▶ [GOAL]: Say how many lines include the word "matplotlib". Reply with nothing but the number.

(Entries with chart source code)
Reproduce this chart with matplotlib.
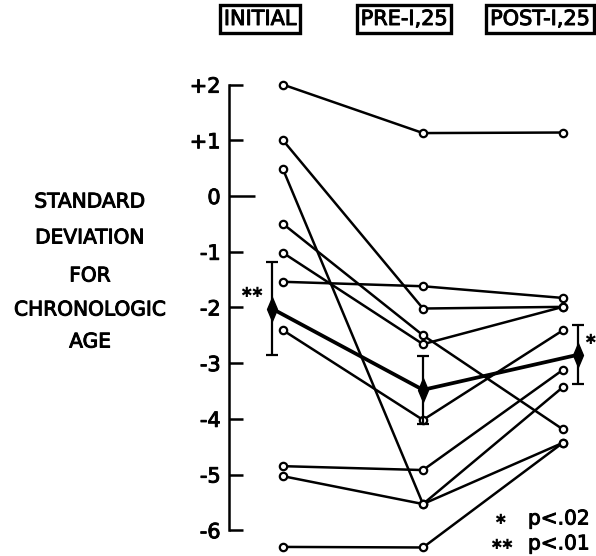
import matplotlib
matplotlib.use('Agg')
import matplotlib.pyplot as plt
from matplotlib.path import Path
import matplotlib.patheffects as pe

# valores (DE para edad cronologica)
fases = ['INITIAL', 'PRE-I,25', 'POST-I,25']
inicial = [2.0, 1.0, 0.48, -0.5, -1.02, -1.54, -2.41, -4.85, -5.03, -6.3]
pre = [1.13, -2.02, -5.53, -2.5, -2.66, -1.62, -4.02, -4.92, -5.53, -6.31]
post = [1.14, -1.99, -3.43, -4.19, -1.99, -1.83, -2.41, -3.12, -4.43, -4.43]

medias = [-2.02, -3.48, -2.85]
errores = [0.83, 0.61, 0.53]

ticks = [2, 1, 0, -1, -2, -3, -4, -5, -6]
tick_labels = ['+2', '+1', '0', '-1', '-2', '-3', '-4', '-5', '-6']

etiqueta_y = ['STANDARD', 'DEVIATION', 'FOR', 'CHRONOLOGIC', 'AGE']
leyenda = ['p<.02', 'p<.01']

# posiciones de columnas
cols = [0, 1, 2]
cols_media = [-0.08, 1.0, 2.107]

# trazo un poco mas grueso, como rotulado a mano
grueso = [pe.withStroke(linewidth=0.7, foreground='k')]

fig = plt.figure(figsize=(5.96, 5.56), dpi=100)
ax = fig.add_axes([200/596, 0, 396/596, 496/556])
ax.set_xlim(-0.593, 2.236)
ax.set_ylim(-6.463, 2.442)

for a, b, c in zip(inicial, pre, post):
    ax.plot(cols, [a, b, c], color='k', lw=1.8, marker='o', ms=5.3,
            mfc='white', mec='k', mew=1.6, clip_on=False, zorder=2)

# media +- error
diamante = Path([(0, 1), (0.42, 0), (0, -1), (-0.42, 0), (0, 1)],
                [Path.MOVETO, Path.LINETO, Path.LINETO, Path.LINETO, Path.CLOSEPOLY])
ax.plot(cols_media, medias, color='k', lw=2.7, zorder=3)
ax.errorbar(cols_media, medias, yerr=errores, fmt='none', ecolor='k',
            elinewidth=1.6, capsize=4.5, capthick=1.6, zorder=3)
ax.plot(cols_media, medias, ls='none', marker=diamante, ms=17, color='k', zorder=4)

# asteriscos de significancia
ax.text(-0.22, -1.74, '✱✱', fontsize=10, ha='center', va='center')
ax.text(2.19, -2.59, '✱', fontsize=10, ha='center', va='center')

# ejes
for s in ['top', 'right', 'bottom']:
    ax.spines[s].set_visible(False)
ax.spines['left'].set_position(('data', -0.386))
ax.spines['left'].set_bounds(-6, 2)
ax.spines['left'].set_linewidth(1.8)
ax.set_xticks([])
ax.set_yticks(ticks)
ax.set_yticklabels(tick_labels)
ax.tick_params(axis='y', direction='in', length=10, width=1.8, pad=6, labelsize=15)
for t, v in zip(ax.yaxis.get_major_ticks(), ticks):
    if v == 0:
        t.tick1line.set_markersize(19)
for lab in ax.get_yticklabels():
    lab.set_path_effects(grueso)

# etiqueta del eje y
for i, linea in enumerate(etiqueta_y):
    y = [202, 238, 276, 310, 342][i]
    fig.text(90/596, 1 - y/556, linea, ha='center', va='center', fontsize=14.5,
             path_effects=grueso)

# encabezados
for nombre, xc in zip(fases, [260, 404, 540]):
    fig.text(xc/596, 1 - 19/556, nombre, ha='center', va='center', fontsize=15,
             path_effects=grueso,
             bbox=dict(boxstyle='square,pad=0.2', fc='white', ec='k', lw=2.4))

# leyenda
fig.text(500/596, 1 - 520/556, '✱', ha='center', va='center', fontsize=10)
fig.text(502/596, 1 - 545/556, '✱✱', ha='center', va='center', fontsize=10)
fig.text(528/596, 1 - 519/556, leyenda[0], ha='left', va='center', fontsize=14.5,
         path_effects=grueso)
fig.text(528/596, 1 - 544/556, leyenda[1], ha='left', va='center', fontsize=14.5,
         path_effects=grueso)

fig.savefig('out.png', dpi=100)
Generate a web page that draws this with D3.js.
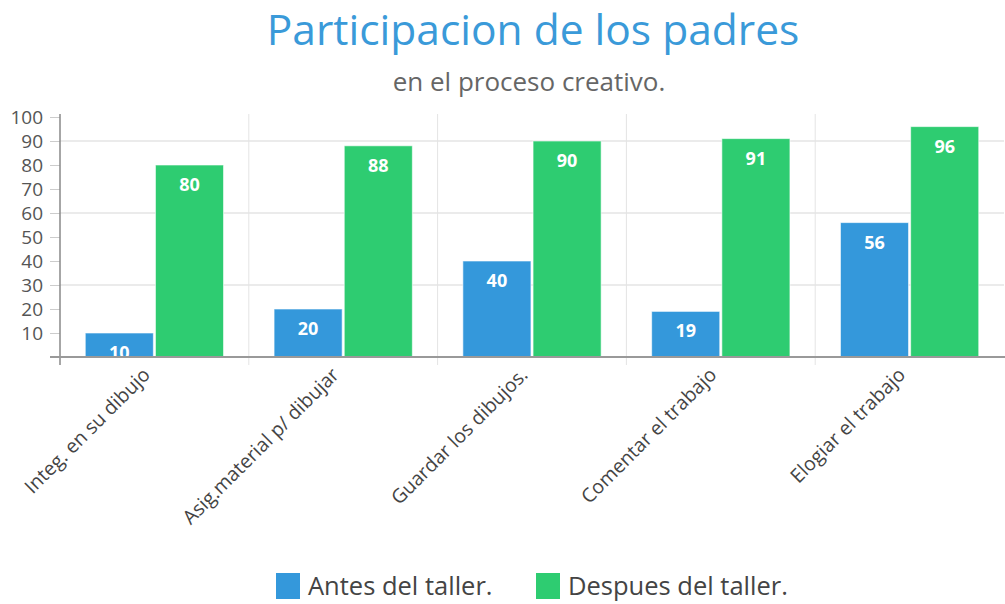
<!DOCTYPE html>
<html><head><meta charset="utf-8">
<script src="https://cdn.jsdelivr.net/npm/d3@7/dist/d3.min.js"></script>
<style>body{margin:0;background:#fff;font-family:"Open Sans",sans-serif;}</style>
</head><body>
<svg id="c" width="1005" height="604"></svg>
<script>
const categories = ["Integ. en su dibujo","Asig.material p/ dibujar","Guardar los dibujos.","Comentar el trabajo","Elogiar el trabajo"];
const seriesNames = ["Antes del taller.","Despues del taller."];
const antes = [10,20,40,19,56];
const despues = [80,88,90,91,96];
const yTicks = [10,20,30,40,50,60,70,80,90,100];
const gridTicks = [30,60,90];
const colors = ["#3498db","#2ecc71"];
(function(){
const svg = d3.select("#c");
const mL = 60, mR = 1004, mT = 117, mB = 357;
const x = d3.scaleBand().domain(categories).range([mL, mR]);
const y = d3.scaleLinear().domain([0,100]).range([mB, mT]);
const x1 = d3.scaleBand().domain(seriesNames).range([0, x.bandwidth()]).paddingInner(0.03).paddingOuter(0.36);

svg.append("text").attr("x",533).attr("y",45).attr("text-anchor","middle")
  .attr("font-size",42.5).attr("fill","#3a9ad9").text("Participacion de los padres");
svg.append("text").attr("x",529).attr("y",91).attr("text-anchor","middle")
  .attr("font-size",26).attr("fill","#666").text("en el proceso creativo.");

svg.append("g").selectAll("line").data(gridTicks).join("line")
  .attr("x1",mL).attr("x2",mR).attr("y1",d=>y(d)).attr("y2",d=>y(d))
  .attr("stroke","#ebebeb").attr("stroke-width",2);
svg.append("g").selectAll("line").data(categories.slice(1)).join("line")
  .attr("x1",d=>x(d)).attr("x2",d=>x(d)).attr("y1",114).attr("y2",365)
  .attr("stroke","#e4e4e4").attr("stroke-width",1);

const yAxis = d3.axisLeft(y).tickValues(yTicks).tickSize(10).tickPadding(7);
const gy = svg.append("g").attr("transform",`translate(${mL},0)`).call(yAxis);
gy.select(".domain").remove();
gy.selectAll(".tick line").attr("stroke","#ccc");
gy.selectAll(".tick text").attr("font-size",19).attr("fill","#555").attr("font-family","Open Sans");
svg.append("line").attr("x1",mL).attr("x2",mL).attr("y1",114).attr("y2",365).attr("stroke","#888").attr("stroke-width",1.5);

const data = categories.map((c,i)=>({c, vals:[antes[i],despues[i]]}));
const groups = svg.append("g").selectAll("g").data(data).join("g")
  .attr("transform",d=>`translate(${x(d.c)},0)`);
groups.selectAll("rect").data(d=>d.vals.map((v,j)=>({v,s:seriesNames[j],j}))).join("rect")
  .attr("x",d=>x1(d.s)).attr("width",x1.bandwidth())
  .attr("y",d=>y(d.v)).attr("height",d=>mB-y(d.v))
  .attr("fill",d=>colors[d.j]).attr("stroke","rgba(255,255,255,0.6)").attr("stroke-width",1);
groups.selectAll("text").data(d=>d.vals.map((v,j)=>({v,s:seriesNames[j],j}))).join("text")
  .attr("x",d=>x1(d.s)+x1.bandwidth()/2).attr("y",d=>y(d.v)+26)
  .attr("text-anchor","middle").attr("font-size",18).attr("font-weight","bold").attr("fill","#fff")
  .text(d=>d.v);

svg.append("line").attr("x1",50).attr("x2",1005).attr("y1",mB).attr("y2",mB).attr("stroke","#999").attr("stroke-width",2);

svg.append("g").selectAll("text").data(categories).join("text")
  .attr("transform",d=>`translate(${x(d)+x.bandwidth()/2-3},${376}) rotate(-45)`)
  .attr("text-anchor","end").attr("font-size",19.5).attr("fill","#444").text(d=>d);

const lg = svg.append("g");
const lx = [276, 536];
seriesNames.forEach((s,i)=>{
  lg.append("rect").attr("x",lx[i]).attr("y",573).attr("width",24).attr("height",26).attr("fill",colors[i]);
  lg.append("text").attr("x",lx[i]+32).attr("y",595).attr("font-size",25.5).attr("fill","#444").text(s);
});
})();
</script>
</body></html>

▶ [ANSWER IN FULL]: 6